Many creatures are suffering dwindling numbers at the hands of mankind, but the fate of the Grauer’s gorilla has been nearly sealed in just the last two decades. Civil unrest in the Democratic Republic of Congo has caused a 77 percent decline in the primates’ population, and conservationists are crying for help on their behalf.
The Grauer’s gorilla once flourished in the eastern part of the war-torn country, with numbers over 17,000. An intensive – and dangerous – campaign to report on the state of the endangered beasts, led by the Wildlife Conservation Society and Fauna & Flora International, found only 4,000 of them remaining today.
The early 1990s were dark times for Central Africa. Refugees fleeing the Rwandan genocide found themselves in the DRC and the conflict to follow has led to illegal hunting, logging, and mining of precious materials.
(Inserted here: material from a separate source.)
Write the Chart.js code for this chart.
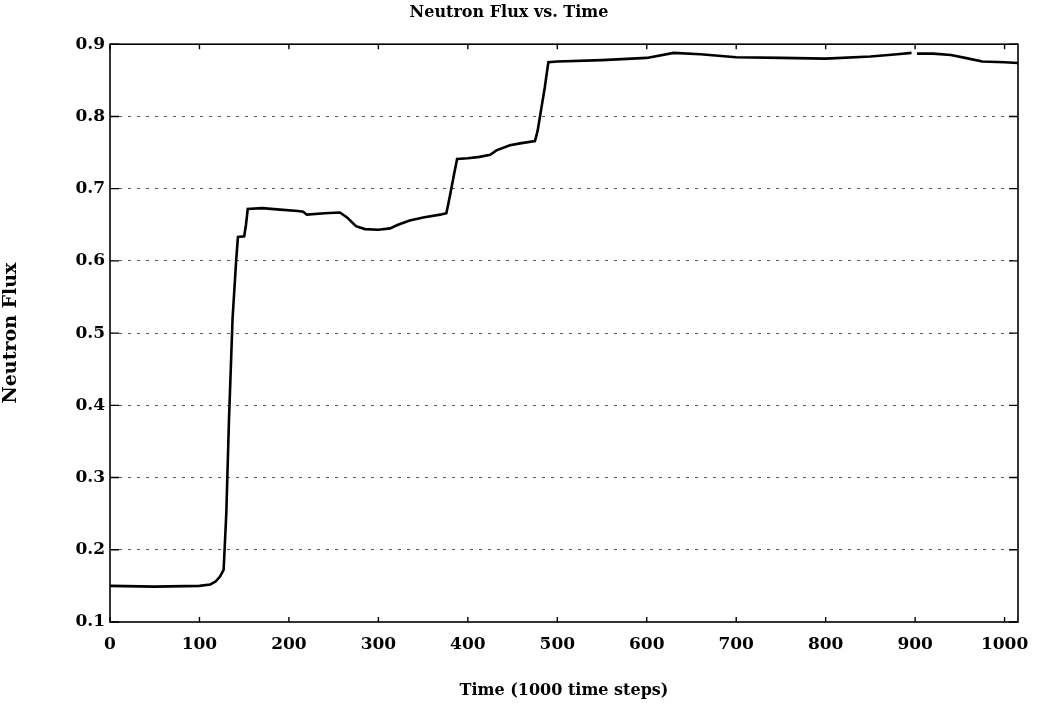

The militia groups who retreated into the forests made mining their trade and bushmeat their meals. Because 400 pound gorillas make easier prey than smaller primates who can escape through the trees, the Grauer’s gorillas’ numbers have plummeted.
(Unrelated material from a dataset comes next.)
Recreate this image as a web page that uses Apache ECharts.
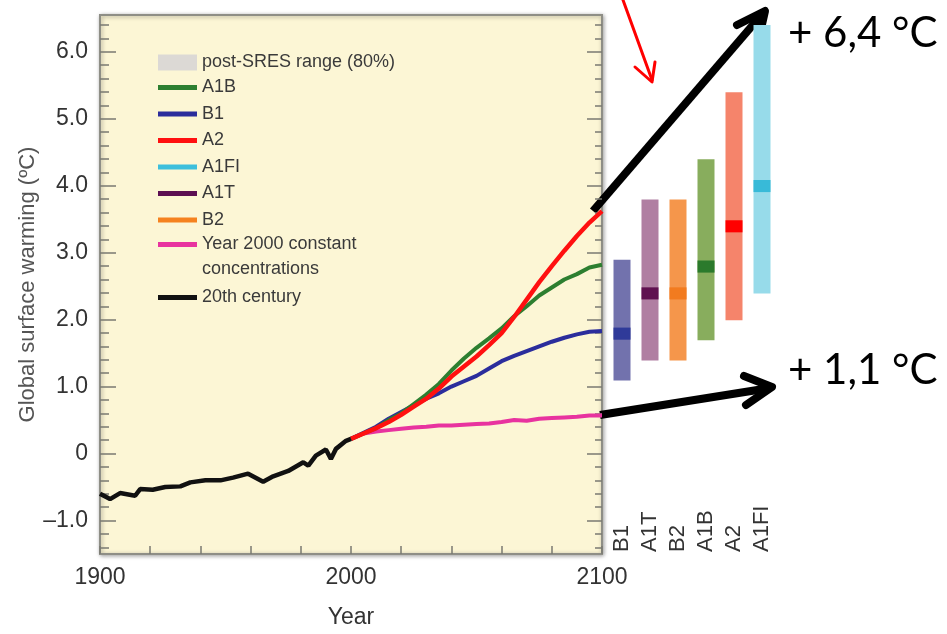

WCS’ report, the result of a four year endeavor covering 12,000 square miles, highlighted the extent of the damage to gorilla populations. The team endured kidnappings, being chased, and even gunfire. Co-author of the study, Stuart Nixon, said, “Unless greater investment and effort is made, we face the very real threat that this incredible primate will disappear from many parts of its range in the next five years.” The team suggests more serious oversight in the global technology supply chain when it comes to sourcing conflict-free (and bushmeat-free) materials for electronic devices, as well as widespread awareness and dedication to the gorillas’ preservation.